One nice stop we had was at the Country Rose Café in Hollister. Hollister is famous for a 1947 4th of July motorcycle event that got way out of hand. 4000 motorcyclists descended upon the town of only 4500 residents. This is where the “bad biker” image began and was cemented in the film based on Hollister, The Wild One, which starred Marlon Brandon.

But back to the café. When we came in we noticed posters for the next 4th of July motorcycle rally. The townspeople and the bikers have clearly made up. We had a hearty (not healthy) breakfast and coffee. The usual menu items plus the Mexican twist. For example, Huevo Rancheroes and a Sante Fe Omelet. Chillies, jalapenos and salsa were standard; ketchup was for babies. Well I was one of them staying safe with eggs, chorizo sausage, cottage potatoes and toast. The folks were friendly and the service was great.

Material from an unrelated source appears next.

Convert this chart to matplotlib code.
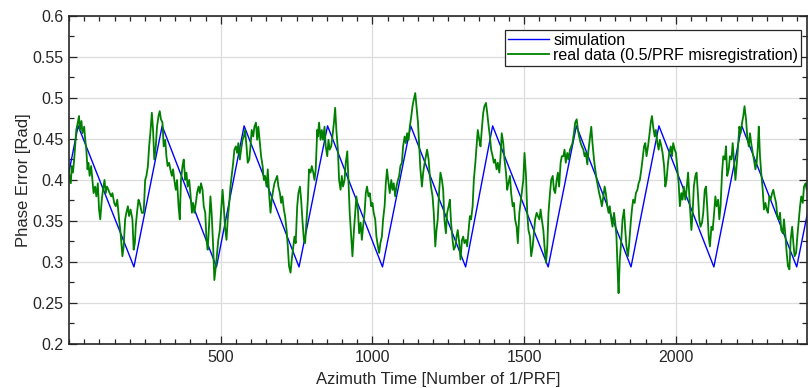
"""
Phase error along azimuth: simulated sawtooth vs. measured phase error
(0.5/PRF misregistration).
"""
import matplotlib
matplotlib.use("Agg")
from matplotlib import pyplot as plt
from matplotlib.ticker import MultipleLocator

plt.rcParams['font.family'] = ['Liberation Sans', 'DejaVu Sans']

# simulated phase error (vertices of the sawtooth)
sim_x = [0, 30, 214, 307, 486, 577, 758, 852, 1033, 1126, 1307, 1396,
         1579, 1672, 1852, 1944, 2125, 2217, 2398, 2432]
sim_y = [0.410, 0.466, 0.294, 0.466, 0.294, 0.466, 0.294, 0.466, 0.294,
         0.466, 0.294, 0.466, 0.294, 0.466, 0.294, 0.466, 0.294, 0.466,
         0.294, 0.357]

real_0_400 = [
    (0, 0.408), (2, 0.404), (6, 0.396), (9, 0.417), (13, 0.409), (17, 0.425),
    (20, 0.441), (24, 0.461), (29, 0.470), (33, 0.478), (36, 0.461),
    (41, 0.472), (44, 0.457), (50, 0.465), (53, 0.451), (57, 0.437),
    (61, 0.413), (64, 0.421), (68, 0.405), (73, 0.417), (77, 0.400),
    (81, 0.384), (86, 0.392), (90, 0.380), (95, 0.396), (99, 0.364),
    (103, 0.352), (108, 0.376), (112, 0.388), (117, 0.400), (121, 0.384),
    (125, 0.392), (130, 0.388), (134, 0.384), (139, 0.380), (143, 0.384),
    (149, 0.372), (154, 0.368), (159, 0.376), (165, 0.352), (170, 0.335),
    (176, 0.307), (180, 0.319), (185, 0.352), (189, 0.360), (194, 0.368),
    (198, 0.356), (203, 0.364), (209, 0.352), (213, 0.315), (217, 0.323),
    (220, 0.344), (224, 0.360), (229, 0.376), (233, 0.372), (240, 0.360),
    (246, 0.360), (251, 0.400), (255, 0.405), (260, 0.417), (264, 0.441),
    (268, 0.457), (273, 0.482), (277, 0.461), (281, 0.425), (286, 0.441),
    (290, 0.465), (295, 0.478), (299, 0.484), (303, 0.474), (308, 0.470),
    (312, 0.441), (317, 0.449), (321, 0.429), (325, 0.417), (330, 0.421),
    (334, 0.413), (339, 0.405), (343, 0.413), (347, 0.400), (352, 0.388),
    (356, 0.400), (361, 0.368), (365, 0.352), (369, 0.400), (374, 0.417),
    (378, 0.425), (383, 0.400), (387, 0.409), (391, 0.392), (396, 0.400),
    (400, 0.384), (405, 0.360), (409, 0.372),
]
real_400_820 = [
    (413, 0.360), (418, 0.372), (422, 0.384), (427, 0.392), (431, 0.384),
    (435, 0.396), (440, 0.388), (444, 0.368), (449, 0.360), (453, 0.327),
    (457, 0.315), (462, 0.348), (466, 0.380), (470, 0.360), (475, 0.319),
    (479, 0.278), (484, 0.295), (488, 0.311), (492, 0.327), (497, 0.339),
    (501, 0.360), (506, 0.388), (510, 0.368), (514, 0.343), (519, 0.327),
    (523, 0.352), (528, 0.372), (532, 0.392), (536, 0.405), (541, 0.421),
    (545, 0.437), (550, 0.441), (554, 0.433), (558, 0.445), (563, 0.425),
    (567, 0.437), (572, 0.449), (576, 0.453), (580, 0.461), (585, 0.441),
    (589, 0.421), (594, 0.425), (598, 0.441), (602, 0.461), (607, 0.453),
    (611, 0.465), (616, 0.470), (620, 0.449), (624, 0.465), (629, 0.445),
    (633, 0.429), (638, 0.417), (642, 0.400), (646, 0.405), (651, 0.392),
    (655, 0.413), (660, 0.380), (664, 0.360), (668, 0.376), (673, 0.388),
    (677, 0.396), (681, 0.400), (686, 0.405), (690, 0.392), (695, 0.384),
    (699, 0.372), (703, 0.380), (708, 0.364), (712, 0.356), (717, 0.339),
    (721, 0.319), (725, 0.295), (730, 0.287), (734, 0.303), (739, 0.319),
    (743, 0.331), (747, 0.323), (752, 0.368), (756, 0.384), (761, 0.392),
    (765, 0.376), (769, 0.352), (774, 0.327), (778, 0.323), (783, 0.352),
    (787, 0.376), (791, 0.413), (796, 0.409), (800, 0.417), (805, 0.409),
    (809, 0.400), (813, 0.413), (818, 0.461),
]
real_820_1225 = [
    (820, 0.453), (824, 0.470), (829, 0.449), (833, 0.461), (837, 0.449),
    (842, 0.465), (846, 0.441), (851, 0.429), (855, 0.449), (859, 0.437),
    (864, 0.441), (868, 0.453), (873, 0.470), (877, 0.488), (881, 0.461),
    (886, 0.437), (890, 0.400), (895, 0.388), (899, 0.405), (903, 0.392),
    (908, 0.400), (912, 0.421), (917, 0.435), (921, 0.396), (925, 0.360),
    (930, 0.331), (934, 0.307), (939, 0.339), (943, 0.360), (947, 0.380),
    (952, 0.364), (956, 0.335), (961, 0.348), (965, 0.327), (969, 0.343),
    (974, 0.360), (978, 0.384), (982, 0.392), (987, 0.380), (991, 0.384),
    (996, 0.368), (1000, 0.372), (1004, 0.360), (1009, 0.352), (1013, 0.331),
    (1018, 0.319), (1022, 0.311), (1026, 0.323), (1031, 0.331), (1035, 0.352),
    (1040, 0.368), (1044, 0.396), (1048, 0.413), (1053, 0.396), (1057, 0.384),
    (1062, 0.400), (1066, 0.388), (1070, 0.396), (1075, 0.380), (1079, 0.392),
    (1084, 0.400), (1088, 0.405), (1092, 0.417), (1097, 0.421), (1101, 0.441),
    (1106, 0.453), (1110, 0.445), (1114, 0.457), (1119, 0.449), (1123, 0.465),
    (1128, 0.478), (1132, 0.490), (1136, 0.498), (1141, 0.506), (1145, 0.490),
    (1150, 0.470), (1154, 0.441), (1158, 0.413), (1163, 0.392), (1167, 0.409),
    (1172, 0.421), (1176, 0.429), (1180, 0.437), (1185, 0.425), (1189, 0.405),
    (1193, 0.392), (1198, 0.380), (1202, 0.360), (1207, 0.319), (1211, 0.339),
    (1215, 0.352), (1220, 0.388), (1224, 0.409),
]
real_1225_1635 = [
    (1229, 0.400), (1233, 0.388), (1237, 0.352), (1242, 0.335), (1246, 0.360),
    (1251, 0.368), (1255, 0.376), (1259, 0.348), (1264, 0.327), (1268, 0.315),
    (1273, 0.319), (1277, 0.331), (1281, 0.339), (1286, 0.323), (1290, 0.303),
    (1295, 0.327), (1299, 0.331), (1303, 0.323), (1308, 0.327), (1312, 0.319),
    (1317, 0.339), (1321, 0.356), (1325, 0.352), (1330, 0.368), (1334, 0.400),
    (1339, 0.421), (1343, 0.441), (1347, 0.461), (1352, 0.449), (1356, 0.441),
    (1361, 0.465), (1365, 0.482), (1369, 0.490), (1374, 0.494), (1378, 0.482),
    (1383, 0.465), (1387, 0.453), (1391, 0.437), (1396, 0.429), (1400, 0.421),
    (1404, 0.425), (1409, 0.413), (1413, 0.421), (1418, 0.409), (1422, 0.429),
    (1426, 0.457), (1431, 0.445), (1435, 0.425), (1440, 0.409), (1444, 0.388),
    (1448, 0.396), (1453, 0.405), (1457, 0.384), (1462, 0.368), (1466, 0.372),
    (1470, 0.352), (1475, 0.343), (1479, 0.323), (1484, 0.360), (1488, 0.372),
    (1492, 0.384), (1497, 0.400), (1501, 0.433), (1506, 0.405), (1510, 0.360),
    (1514, 0.339), (1519, 0.331), (1523, 0.307), (1528, 0.319), (1532, 0.335),
    (1536, 0.352), (1541, 0.360), (1545, 0.356), (1550, 0.352), (1554, 0.364),
    (1558, 0.352), (1563, 0.339), (1567, 0.319), (1572, 0.299), (1576, 0.319),
    (1580, 0.360), (1585, 0.384), (1589, 0.400), (1594, 0.405), (1598, 0.388),
    (1602, 0.384), (1607, 0.400), (1611, 0.409), (1615, 0.392), (1620, 0.421),
    (1624, 0.429), (1629, 0.429), (1633, 0.437),
]
real_1635_2045 = [
    (1637, 0.421), (1642, 0.433), (1646, 0.425), (1651, 0.437), (1655, 0.441),
    (1659, 0.445), (1664, 0.457), (1668, 0.470), (1673, 0.474), (1677, 0.461),
    (1681, 0.453), (1686, 0.445), (1690, 0.441), (1695, 0.437), (1699, 0.429),
    (1703, 0.433), (1708, 0.419), (1712, 0.437), (1717, 0.453), (1721, 0.465),
    (1725, 0.445), (1730, 0.425), (1734, 0.413), (1739, 0.400), (1743, 0.392),
    (1747, 0.384), (1752, 0.376), (1756, 0.368), (1761, 0.380), (1765, 0.392),
    (1769, 0.384), (1774, 0.368), (1778, 0.360), (1782, 0.368), (1787, 0.352),
    (1791, 0.343), (1796, 0.360), (1800, 0.348), (1804, 0.331), (1809, 0.278),
    (1811, 0.262), (1815, 0.303), (1820, 0.327), (1824, 0.352), (1829, 0.364),
    (1833, 0.339), (1837, 0.319), (1842, 0.307), (1846, 0.323), (1851, 0.348),
    (1855, 0.364), (1859, 0.376), (1864, 0.372), (1868, 0.384), (1873, 0.388),
    (1877, 0.396), (1881, 0.400), (1886, 0.413), (1890, 0.425), (1895, 0.441),
    (1899, 0.445), (1903, 0.429), (1908, 0.441), (1912, 0.453), (1917, 0.470),
    (1921, 0.478), (1925, 0.465), (1930, 0.453), (1934, 0.461), (1939, 0.445),
    (1943, 0.437), (1947, 0.449), (1952, 0.441), (1956, 0.433), (1961, 0.417),
    (1965, 0.392), (1969, 0.400), (1974, 0.421), (1978, 0.433), (1983, 0.441),
    (1987, 0.429), (1991, 0.445), (1996, 0.437), (2000, 0.433), (2005, 0.413),
    (2009, 0.396), (2013, 0.368), (2018, 0.384), (2022, 0.376), (2026, 0.392),
    (2031, 0.376), (2035, 0.388), (2040, 0.409), (2044, 0.380),
]
real_2045_2434 = [
    (2046, 0.368), (2051, 0.339), (2055, 0.360), (2059, 0.392), (2064, 0.405),
    (2068, 0.409), (2073, 0.380), (2077, 0.352), (2081, 0.343), (2086, 0.348),
    (2090, 0.360), (2095, 0.388), (2099, 0.392), (2103, 0.368), (2108, 0.331),
    (2112, 0.319), (2117, 0.343), (2121, 0.339), (2125, 0.356), (2130, 0.380),
    (2134, 0.368), (2139, 0.376), (2143, 0.352), (2147, 0.368), (2152, 0.409),
    (2156, 0.429), (2161, 0.425), (2165, 0.441), (2169, 0.405), (2174, 0.413),
    (2178, 0.429), (2183, 0.425), (2187, 0.445), (2191, 0.425), (2196, 0.400),
    (2200, 0.417), (2204, 0.437), (2209, 0.465), (2213, 0.457), (2218, 0.470),
    (2222, 0.478), (2226, 0.490), (2231, 0.474), (2235, 0.453), (2240, 0.441),
    (2244, 0.457), (2248, 0.445), (2253, 0.433), (2257, 0.425), (2262, 0.413),
    (2266, 0.421), (2270, 0.441), (2273, 0.465), (2277, 0.429), (2281, 0.409),
    (2286, 0.388), (2290, 0.364), (2295, 0.372), (2299, 0.364), (2303, 0.360),
    (2308, 0.380), (2312, 0.376), (2317, 0.384), (2321, 0.388), (2325, 0.380),
    (2330, 0.372), (2334, 0.356), (2339, 0.352), (2343, 0.360), (2347, 0.339),
    (2352, 0.335), (2356, 0.352), (2361, 0.331), (2365, 0.311), (2369, 0.295),
    (2374, 0.291), (2378, 0.327), (2383, 0.343), (2387, 0.323), (2391, 0.307),
    (2396, 0.311), (2400, 0.331), (2405, 0.352), (2409, 0.368), (2413, 0.380),
    (2418, 0.372), (2422, 0.392), (2427, 0.396), (2431, 0.388), (2434, 0.396),
]

real_data = (real_0_400 + real_400_820 + real_820_1225 + real_1225_1635
             + real_1635_2045 + real_2045_2434)
real_x = [p[0] for p in real_data]
real_y = [p[1] for p in real_data]

x_ticks = [500, 1000, 1500, 2000]
y_ticks = [0.2, 0.25, 0.3, 0.35, 0.4, 0.45, 0.5, 0.55, 0.6]
y_ticklabels = ['0.2', '0.25', '0.3', '0.35', '0.4', '0.45', '0.5', '0.55',
                '0.6']

tick_color = '#262626'

fig = plt.figure(figsize=(8.08, 3.88), dpi=100)
ax = fig.add_axes([0.0854, 0.1134, 0.9134, 0.8454])

ax.plot(sim_x, sim_y, color='blue', lw=1.0, label='simulation')
ax.plot(real_x, real_y, color='#008000', lw=1.3,
        label='real data (0.5/PRF misregistration)')

ax.set_xlim(0, 2432)
ax.set_ylim(0.2, 0.6)
ax.set_xticks(x_ticks)
ax.xaxis.set_minor_locator(MultipleLocator(50))
ax.set_yticks(y_ticks)
ax.set_yticklabels(y_ticklabels)
ax.yaxis.set_minor_locator(MultipleLocator(0.025))

ax.grid(True, which='major', color='#dcdcdc', lw=0.9)
ax.set_axisbelow(True)
ax.tick_params(which='both', direction='in', top=True, right=True,
               colors=tick_color, labelsize=11.5, width=0.9)
ax.tick_params(which='major', length=6, pad=4)
ax.tick_params(which='minor', length=3.5)
for side in ['left', 'bottom', 'top', 'right']:
    ax.spines[side].set_color(tick_color)
    ax.spines[side].set_linewidth(1.2)

ax.set_xlabel('Azimuth Time [Number of 1/PRF]', fontsize=12,
              color=tick_color, labelpad=5)
ax.set_ylabel('Phase Error [Rad]', fontsize=12, color=tick_color,
              labelpad=1)

leg = ax.legend(loc='upper right', bbox_to_anchor=(0.9919, 0.9573),
                fontsize=11.5, frameon=True, fancybox=False, borderpad=0.18,
                handlelength=2.6, handletextpad=0.25, labelspacing=0.0,
                borderaxespad=0.0)
leg.get_frame().set_edgecolor(tick_color)
leg.get_frame().set_linewidth(0.9)
leg.get_frame().set_alpha(1.0)

fig.savefig('out.png', dpi=100)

And what about time flying? I hit one too many bumps and heard something fall off the bike, the sound of metal clattering on the asphalt. There was too much traffic behind me to stop. I double checked to make sure my bags were there, my phone and camera still in their magnetic bags clinging to the gas tank and I rode on.  A few minutes later I noticed a hole where my clock used to be. Tempus fugit.